Octopus Deploy founder and CEO Paul Stovell said the acquisition strengthens the company’s support for Kubernetes and ambitions to deliver the most powerful best-of-breed CD platform for virtual machines and cloud-native enterprise-scale applications.

“We’re adding Codefresh’s considerable technology to empower software teams to deploy freely,” he said.

“It represents a big investment in open source and the Argo project that Codefresh maintains and scales with its enterprise offering”.

Codefresh CEO Raziel Tabib said the combined businesses will offer unparalleled benefits for software teams, including advanced CD, deployment automation, release orchestration, environment progression, observability, and enterprise compliance across all workloads.

“We are eager to bring the power of Codefresh’s Continuous Integration and cloud-native GitOps – based on Argo – to Octopus Deploy,” he said.
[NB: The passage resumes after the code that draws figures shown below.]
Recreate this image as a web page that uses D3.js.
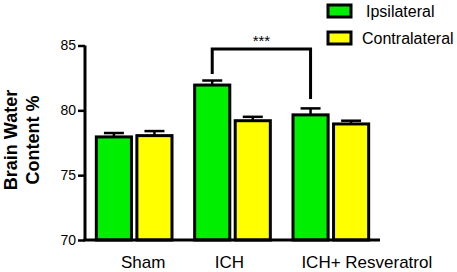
<!DOCTYPE html>
<html>
<head>
<meta charset="utf-8">
<script src="https://cdn.jsdelivr.net/npm/d3@7"></script>
<style>
  body { margin: 0; background: #fff; }
  svg { display: block; font-family: "Liberation Sans", Arial, sans-serif; }
</style>
</head>
<body>
<div id="chart"></div>
<script>
// data
var groups = ["Sham", "ICH", "ICH+ Resveratrol"];
var series = ["Ipsilateral", "Contralateral"];
var colors = ["#00ee00", "#ffff00"];
var ipsiMean = [77.95, 81.95, 79.65];
var ipsiErr = [0.3, 0.35, 0.5];
var contraMean = [78.05, 79.2, 78.95];
var contraErr = [0.35, 0.3, 0.25];
var yTicks = [70, 75, 80, 85];

var width = 457, height = 272;

var svg = d3.select("#chart").append("svg")
  .attr("width", width).attr("height", height);

var x0 = d3.scaleBand().domain(groups).range([85, 380])
  .paddingInner(0.2).paddingOuter(0.1);
var x1 = d3.scaleBand().domain(series).range([0, x0.bandwidth()])
  .paddingInner(0.06);
var y = d3.scaleLinear().domain([70, 85]).range([240, 45.5]);

var rows = [];
groups.forEach(function (g, i) {
  rows.push({ g: g, s: series[0], v: ipsiMean[i], e: ipsiErr[i], c: colors[0] });
  rows.push({ g: g, s: series[1], v: contraMean[i], e: contraErr[i], c: colors[1] });
});

// error bars (upper only), drawn under bars
var eb = svg.append("g").selectAll("g").data(rows).enter().append("g")
  .attr("stroke", "#000").attr("stroke-width", 2.5);
eb.append("line")
  .attr("x1", function (d) { return x0(d.g) + x1(d.s) + x1.bandwidth() / 2; })
  .attr("x2", function (d) { return x0(d.g) + x1(d.s) + x1.bandwidth() / 2; })
  .attr("y1", function (d) { return y(d.v); })
  .attr("y2", function (d) { return y(d.v + d.e); });
eb.append("line")
  .attr("x1", function (d) { return x0(d.g) + x1(d.s) + x1.bandwidth() / 2 - 10; })
  .attr("x2", function (d) { return x0(d.g) + x1(d.s) + x1.bandwidth() / 2 + 10; })
  .attr("y1", function (d) { return y(d.v + d.e); })
  .attr("y2", function (d) { return y(d.v + d.e); });

// bars
svg.append("g").selectAll("rect").data(rows).enter().append("rect")
  .attr("x", function (d) { return x0(d.g) + x1(d.s) + 1.5; })
  .attr("width", x1.bandwidth() - 3)
  .attr("y", function (d) { return y(d.v); })
  .attr("height", function (d) { return y(70) - y(d.v); })
  .attr("fill", function (d) { return d.c; })
  .attr("stroke", "#000").attr("stroke-width", 3);

// y axis
var yAxis = svg.append("g").attr("transform", "translate(85,0)")
  .call(d3.axisLeft(y).tickValues(yTicks).tickSize(7).tickPadding(2));
yAxis.select(".domain").attr("stroke-width", 3).attr("d", "M0," + y(85) + "V" + y(70));
yAxis.selectAll(".tick line").attr("stroke-width", 2.5);
yAxis.selectAll("text").attr("font-size", 14).attr("fill", "#000");

// x axis line
svg.append("line")
  .attr("x1", 83.5).attr("x2", 380)
  .attr("y1", y(70)).attr("y2", y(70))
  .attr("stroke", "#000").attr("stroke-width", 3);

// category labels (slightly shifted like the original)
var labelShift = { "Sham": 9, "ICH": -3, "ICH+ Resveratrol": 36 };
svg.append("g").selectAll("text").data(groups).enter().append("text")
  .attr("x", function (d) { return x0(d) + x0.bandwidth() / 2 + labelShift[d]; })
  .attr("y", 268)
  .attr("text-anchor", "middle")
  .attr("font-size", 17)
  .text(function (d) { return d; });

// y label
var yl = svg.append("text")
  .attr("transform", "translate(0,140) rotate(-90)")
  .attr("text-anchor", "middle")
  .attr("font-weight", "bold")
  .attr("font-size", 18);
yl.append("tspan").attr("x", 0).attr("y", 17).text("Brain Water");
yl.append("tspan").attr("x", 0).attr("y", 39).text("Content %");

// significance bracket ICH vs ICH+ Resveratrol (ipsilateral)
var bx1 = x0(groups[1]) + x1(series[0]) + x1.bandwidth() / 2;
var bx2 = x0(groups[2]) + x1(series[0]) + x1.bandwidth() / 2;
svg.append("path")
  .attr("d", "M" + bx1 + ",74V49H" + bx2 + "V99")
  .attr("fill", "none").attr("stroke", "#000").attr("stroke-width", 3);
svg.append("text")
  .attr("x", (bx1 + bx2) / 2).attr("y", 46)
  .attr("text-anchor", "middle").attr("font-size", 15)
  .text("***");

// legend
var lg = svg.append("g").selectAll("g").data(series).enter().append("g")
  .attr("transform", function (d, i) { return "translate(328," + (5 + i * 27) + ")"; });
lg.append("rect")
  .attr("width", 23).attr("height", 12)
  .attr("fill", function (d, i) { return colors[i]; })
  .attr("stroke", "#000").attr("stroke-width", 3);
lg.append("text")
  .attr("x", function (d, i) { return i === 0 ? 38 : 34; })
  .attr("y", 12)
  .attr("font-size", 16)
  .text(function (d) { return d; });
</script>
</body>
</html>
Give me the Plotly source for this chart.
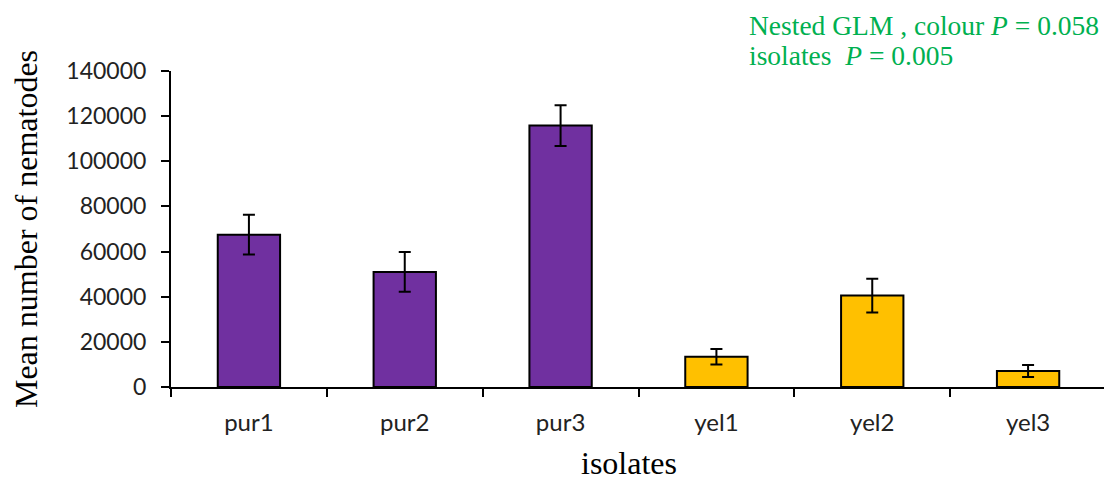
import plotly.graph_objects as go

isolates = ["pur1", "pur2", "pur3", "yel1", "yel2", "yel3"]
mean_nematodes = [67500, 51000, 115800, 13400, 40500, 7100]
std_error = [8800, 8800, 9000, 3400, 7500, 2700]
bar_colours = ["#7030A0", "#7030A0", "#7030A0", "#FFC000", "#FFC000", "#FFC000"]
y_ticks = [0, 20000, 40000, 60000, 80000, 100000, 120000, 140000]
stats_lines = ["Nested GLM , colour <i>P</i> = 0.058", "isolates  <i>P</i> = 0.005"]

# the page body has an 8px default margin, so the figure is offset by 8px
fig = go.Figure(
    go.Bar(
        x=isolates,
        y=mean_nematodes,
        width=0.4,
        marker=dict(color=bar_colours, line=dict(color="black", width=2)),
        error_y=dict(type="data", array=std_error, visible=True,
                     color="black", thickness=2, width=6),
    )
)

plot_h = 316
fig.update_layout(
    width=1104, height=474,
    margin=dict(l=163, r=6, t=63, b=95),
    paper_bgcolor="white", plot_bgcolor="white",
    showlegend=False,
    font=dict(family="Lato", color="black"),
    xaxis=dict(
        showline=True, linecolor="black", linewidth=2,
        ticks="outside", tickson="boundaries", ticklen=8, tickwidth=2, tickcolor="black",
        tickfont=dict(family="Lato", size=24, color="#222222"),
        ticklabelstandoff=13,
        showgrid=False, zeroline=False,
    ),
    yaxis=dict(
        range=[0, 140000], tickvals=y_ticks, ticktext=[str(v) for v in y_ticks],
        showline=True, linecolor="black", linewidth=2,
        ticks="outside", ticklen=8, tickwidth=2, tickcolor="black",
        tickfont=dict(family="Lato", size=23, color="#222222"),
        ticklabelstandoff=10,
        title=dict(text="Mean number of nematodes", font=dict(family="Liberation Serif", size=32, color="black"), standoff=26),
        showgrid=False, zeroline=False,
    ),
    annotations=[
        dict(
            xref="paper", yref="paper", x=(739 - 163) / 935, y=1 + (63 - 0) / plot_h,
            xanchor="left", yanchor="top", align="left", showarrow=False,
            text=stats_lines[0],
            font=dict(family="Liberation Serif", size=27.5, color="#00B050"),
        ),
        dict(
            xref="paper", yref="paper", x=(739 - 163) / 935, y=1 + (63 - 30) / plot_h,
            xanchor="left", yanchor="top", align="left", showarrow=False,
            text=stats_lines[1],
            font=dict(family="Liberation Serif", size=27.5, color="#00B050"),
        ),
        dict(
            xref="paper", yref="paper", x=(621 - 163) / 935, y=-(474 - 379) / plot_h,
            xanchor="center", yanchor="bottom", showarrow=False, borderpad=0,
            text="isolates",
            font=dict(family="Liberation Serif", size=32, color="black"),
        ),
    ],
)

fig.write_html("out.html")
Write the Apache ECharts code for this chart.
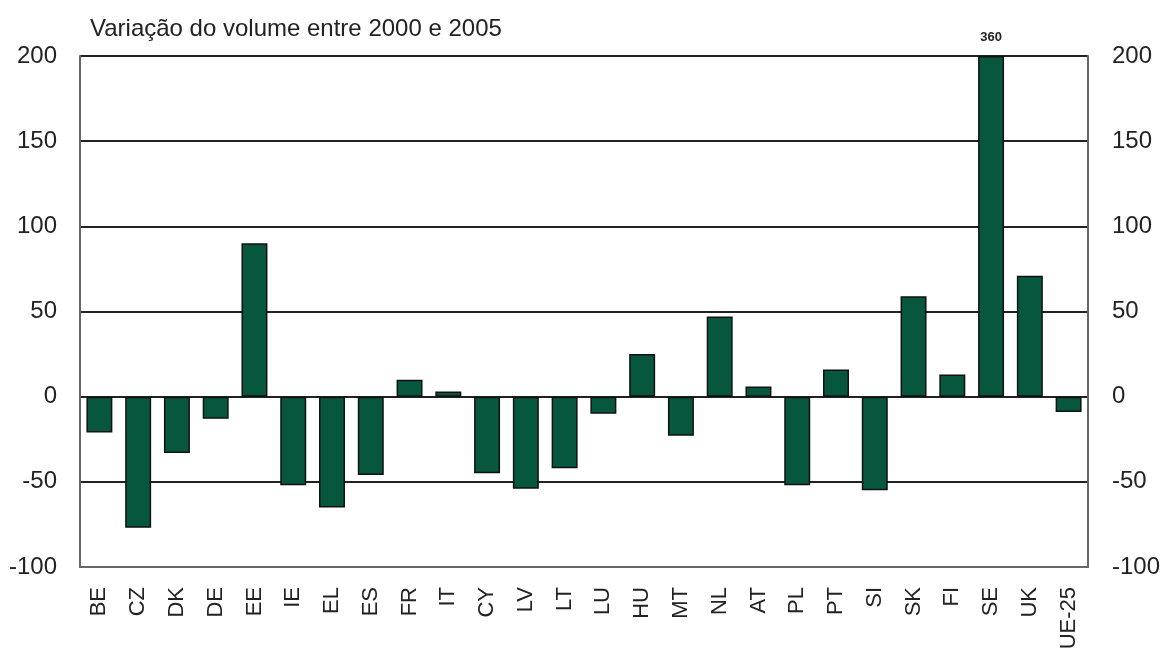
<!DOCTYPE html>
<html><head><meta charset="utf-8">
<script src="https://cdn.jsdelivr.net/npm/echarts@6/dist/echarts.min.js"></script>
<style>html,body{margin:0;padding:0;background:#fff}#c{width:1160px;height:648px}</style>
</head><body><div id="c"></div>
<script>
const title = 'Variação do volume entre 2000 e 2005';
const categories = ['BE','CZ','DK','DE','EE','IE','EL','ES','FR','IT','CY','LV','LT','LU','HU','MT','NL','AT','PL','PT','SI','SK','FI','SE','UK','UE-25'];
const values = [-21,-77,-33,-13,90,-52,-65,-46,10,3,-45,-54,-42,-10,25,-23,47,6,-52,16,-55,59,13,360,71,-9];
const yMin = -100, yMax = 200, yStep = 50;

const chart = echarts.init(document.getElementById('c'));
const font = 'Liberation Sans, Arial, sans-serif';
const yAxisBase = {
  type: 'value', min: yMin, max: yMax, interval: yStep,
  axisLine: {show: true, lineStyle: {color: '#666', width: 2}},
  axisTick: {show: false},
  axisLabel: {fontFamily: font, fontSize: 24, color: '#222'},
};
chart.setOption({
  animation: false,
  title: {text: title, left: 85, top: 12, textStyle: {fontFamily: font, fontSize: 24, fontWeight: 'normal', color: '#222'}},
  grid: {left: 80, right: 72, top: 56, bottom: 81, containLabel: false, outerBoundsMode: 'none'},
  xAxis: {
    type: 'category', data: categories,
    axisLine: {show: true, onZero: false, lineStyle: {color: '#666', width: 2}},
    axisTick: {show: false},
    axisLabel: {rotate: 90, fontFamily: font, fontSize: 22, color: '#222', margin: 20, interval: 0, hideOverlap: false}
  },
  yAxis: [
    Object.assign({}, yAxisBase, {position: 'left', axisLabel: Object.assign({}, yAxisBase.axisLabel, {margin: 23}),
      splitLine: {show: true, lineStyle: {color: '#222', width: 2}}}),
    Object.assign({}, yAxisBase, {position: 'right', axisLabel: Object.assign({}, yAxisBase.axisLabel, {margin: 24}),
      splitLine: {show: false}})
  ],
  series: [{
    type: 'bar', barWidth: '67%',
    data: values.map(v => ({
      value: Math.min(v, yMax),
      label: v > yMax ? {show: true, position: 'top', distance: 12, formatter: String(v), fontFamily: font, fontSize: 13, fontWeight: 'bold', color: '#222'} : {show: false}
    })),
    itemStyle: {color: '#07573F', borderColor: '#111', borderWidth: 1.5}
  }]
});
</script></body></html>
“With Codefresh and Octopus, we will elevate the capabilities available to software teams and drive innovation in Continuous Delivery.”

His co-founder and Codefresh’s chief open source officer Dan Garfield said: “We’re going to be able to invest even more in open source and continue to grow Argo and other open-source initiatives with our community partners.”

Stovell revealed in a blog post about the deal that he’d “explored a bunch [of M&A deals] over the years” that “start excellent on paper but always fall down at the human level”. 

He was in Chicago for KubeCon last year with his team demonstrating how Octopus can help Kubernetes users – something the company has been involved in since 2018. He walked past the Codefresh booth, recognised Tabib from his LinkedIn photo, and started a conversation.

“It’s always fascinating to meet other founders in our space, and Raziel and I had never met before, so agreed to get a coffee,” he said.

“At that first coffee, it was clear Raziel and I shared the same vision for the industry and our customers’ challenges. It was as if we’d been walking parallel but similar journeys.”

The fit came with the Codefresh team of around 50, who were embraced by Stovell’s people.

“What really brought it together was when other Octonauts met other Codefreshers as we further explored the idea of acquisition,” he said.

“The overwhelming reaction from Octonauts was, ‘we’d absolutely hire that person; they’d make a great Octonaut’.”

Both businesses have been on a similar path for a similar amount of time, Stovell said and “bringing both groups together to compare notes and continue to push the state of the art in CD is very exciting”.